JPMorgan Chase is in trouble—to the tune of over $300 million for not adequately disclosing significant conflicts of interest to clients.

The company failed to call attention to the fact that two of its large wealth-management divisions favor investing in their own products, which are more expensive, Bloomberg reports. It also dabbled in third party hedge-funds that made payments back to JPMorgan.

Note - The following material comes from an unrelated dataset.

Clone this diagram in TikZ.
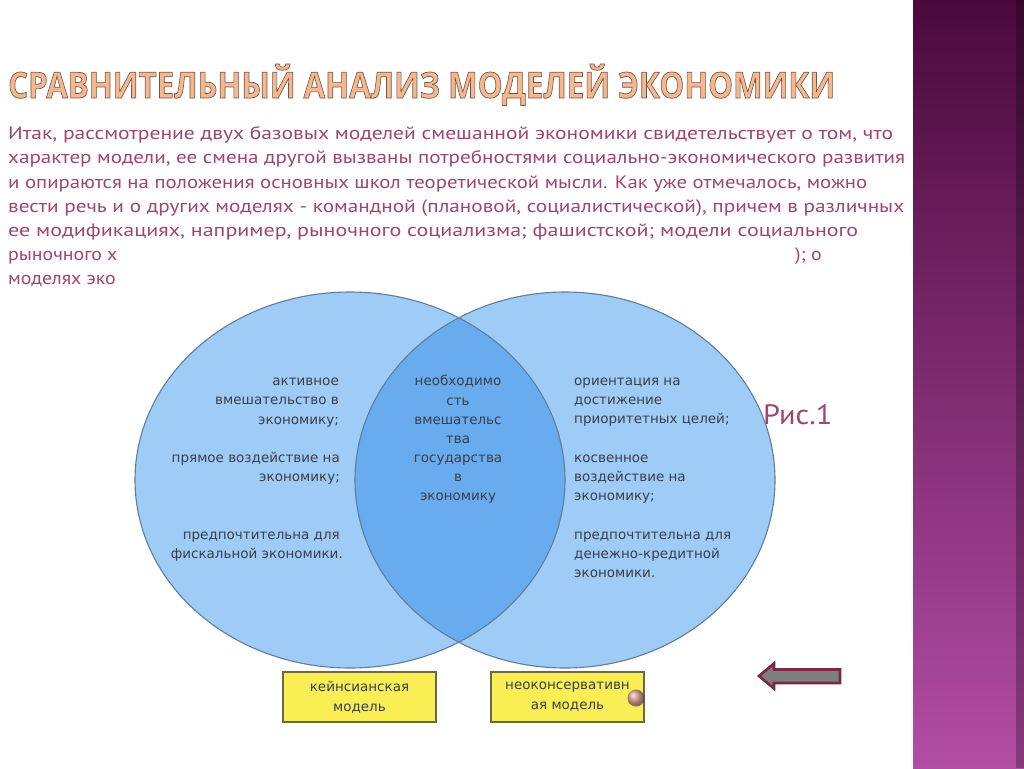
\documentclass[tikz,border=0pt]{standalone}
\usepackage{fontspec}
\setmainfont{PT Sans}
\newfontfamily\vennfont{DejaVu Sans}
\newfontfamily\titlefont{Open Sans}
\usepackage{graphicx}
\definecolor{bodytxt}{HTML}{A0466E}
\definecolor{titlefill}{HTML}{F4B88E}
\definecolor{vlight}{HTML}{9FCBF7}
\definecolor{vdark}{HTML}{68ABEE}
\definecolor{vedge}{HTML}{5F7E9C}
\definecolor{vtxt}{HTML}{3A3F4A}
\definecolor{ybox}{HTML}{F9EF55}
\definecolor{yedge}{HTML}{6E6A40}
\definecolor{agray}{HTML}{7F7F7F}
\definecolor{amaroon}{HTML}{7A2846}
\definecolor{bartop}{HTML}{4A0A3C}
\definecolor{barbot}{HTML}{B24DA4}
\definecolor{ballcol}{HTML}{C878B0}
\newcommand{\outlinedtext}[1]{{\color{titlefill}\special{pdf:literal direct 0.45 0.33 0.30 RG 0.7 w 2 Tr}#1\special{pdf:literal direct 0 Tr 0.4 w}}}
\tikzset{
  bodyline/.style={anchor=base west, inner sep=0pt, text=bodytxt, font=\fontsize{18}{22}\selectfont},
  vr/.style={anchor=base east, inner sep=0pt, text=vtxt, font=\vennfont\fontsize{13.5}{16}\selectfont},
  vc/.style={anchor=base, inner sep=0pt, text=vtxt, font=\vennfont\fontsize{13.5}{16}\selectfont},
  vl/.style={anchor=base west, inner sep=0pt, text=vtxt, font=\vennfont\fontsize{13.5}{16}\selectfont},
  modelbox/.style={draw=yedge, line width=1.2pt, fill=ybox, minimum width=153pt, minimum height=50pt, inner sep=0pt, align=center, text=vtxt, font=\vennfont\fontsize{13.5}{20}\selectfont},
}
\begin{document}
\begin{tikzpicture}[x=1pt,y=-1pt]
\useasboundingbox (0,0) rectangle (1024,768);
\fill[white] (0,0) rectangle (1024,768);
% side bar
\shade[top color=bartop, bottom color=barbot] (913,0) rectangle (1024,768);
\fill[black, opacity=0.25] (1016,0) rectangle (1024,768);
% title
\node[anchor=base west, inner sep=0pt, font=\titlefont\bfseries\fontsize{36}{40}\selectfont] (title) at (8,98)
  {\resizebox{827pt}{\height}{\outlinedtext{СРАВНИТЕЛЬНЫЙ АНАЛИЗ МОДЕЛЕЙ ЭКОНОМИКИ}}};
% body text
\node[bodyline] (b1) at (8,139) {\resizebox{885pt}{\height}{Итак, рассмотрение двух базовых моделей смешанной экономики свидетельствует о том, что}};
\node[bodyline] (b2) at (8,163) {\resizebox{897pt}{\height}{характер модели, ее смена другой вызваны потребностями социально-экономического развития}};
\node[bodyline] (b3) at (8,188) {\resizebox{859pt}{\height}{и опираются на положения основных школ теоретической мысли. Как уже отмечалось, можно}};
\node[bodyline] (b4) at (8,212) {\resizebox{896pt}{\height}{вести речь и о других моделях - командной (плановой, социалистической), причем в различных}};
\node[bodyline] (b5) at (8,236) {\resizebox{850pt}{\height}{ее модификациях, например, рыночного социализма; фашистской; модели социального}};
\node[bodyline] (b6) at (8,260) {\scalebox{1.1}[1]{рыночного х}};
\node[bodyline] (b6r) at (795,260) {\scalebox{1.1}[1]{); о}};
\node[bodyline] (b7) at (8,284) {\scalebox{1.1}[1]{моделях эко}};
% venn
\fill[vlight] (350,480) ellipse [x radius=215, y radius=188];
\fill[vlight] (565,480) ellipse [x radius=210, y radius=188];
\begin{scope}
  \clip (350,480) ellipse [x radius=215, y radius=188];
  \fill[vdark] (565,480) ellipse [x radius=210, y radius=188];
\end{scope}
\draw[vedge, line width=1.1pt] (350,480) ellipse [x radius=215, y radius=188];
\draw[vedge, line width=1.1pt] (565,480) ellipse [x radius=210, y radius=188];
% left texts
\node[vr] (l1) at (339,385) {активное};
\node[vr] (l2) at (339,404) {вмешательство в};
\node[vr] (l3) at (339,424) {экономику;};
\node[vr] (l4) at (340,462) {прямое воздействие на};
\node[vr] (l5) at (340,481) {экономику;};
\node[vr] (l6) at (340,539) {предпочтительна для};
\node[vr] (l7) at (343,558) {фискальной экономики.};
% center texts
\node[vc] (c1) at (458,385) {необходимо};
\node[vc] (c2) at (458,405) {сть};
\node[vc] (c3) at (458,424) {вмешательс};
\node[vc] (c4) at (458,443) {тва};
\node[vc] (c5) at (458,462) {государства};
\node[vc] (c6) at (458,481) {в};
\node[vc] (c7) at (458,500) {экономику};
% right texts
\node[vl] (r1) at (574,385) {ориентация на};
\node[vl] (r2) at (574,404) {достижение};
\node[vl] (r3) at (574,423) {приоритетных целей;};
\node[vl] (r4) at (574,462) {косвенное};
\node[vl] (r5) at (574,481) {воздействие на};
\node[vl] (r6) at (574,500) {экономику;};
\node[vl] (r7) at (574,539) {предпочтительна для};
\node[vl] (r8) at (574,558) {денежно-кредитной};
\node[vl] (r9) at (574,577) {экономики.};
% model boxes
\node[modelbox] (keyn) at (359.5,697) {кейнсианская\\модель};
\node[modelbox] (neo) at (567.5,697) {неоконсервативн\\ая модель};
\shade[ball color=ballcol, opacity=0.75] (636,698) circle (8.5);
% figure label
\node[anchor=base west, inner sep=0pt, text=bodytxt, font=\fontsize{28}{32}\selectfont] (fig) at (763,424) {\resizebox{69pt}{\height}{Рис.1}};
% back arrow
\draw[amaroon, line width=2.6pt, fill=agray, line join=miter]
  (759,676) -- (774,663.5) -- (774,669.5) -- (840,669.5) -- (840,683) -- (774,683) -- (774,688.5) -- cycle;
\end{tikzpicture}
\end{document}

The degree of favoritism was high: The SEC said 47% of mutual fund assets and 35% of hedge fund assets were invested in its own products at one point in 2011.

In addition to a fat $267 million penalty to the SEC, the bank is also paying an additional $40 million to settle a similar probe by the U.S. Commodity Futures Trading Commission.

“Firms have an obligation to communicate all conflicts so a client can fairly judge the investment advice they are receiving,” said Andrew J. Ceresney, Director of the SEC Enforcement Division in a press release on Friday. “These J.P. Morgan subsidiaries failed to disclose that they preferred to invest client money in firm-managed mutual funds and hedge funds, and clients were denied all the facts to determine why investment decisions were being made by their investment advisers.”

This scandal comes at the same time the U.S. is debating imposing a fiduciary rule on many advisers, that could cost that industry a few billions, because it would force advisers to stop choosing investments that would pay them more. Essentially, they'd have to invest the money like they would their own.

In JPMorgan's case, the issue was an illegal lack of disclosure of conflicts of interest. But even when there are disclosures, that may not be enough for many lawmakers, consumer groups, and essentially everyone but the big banks. People like Elizabeth Warren and the White House have called them out as being far too lax, and the White House says conflicts of interest in wealth management costs retirees $17 billion every year.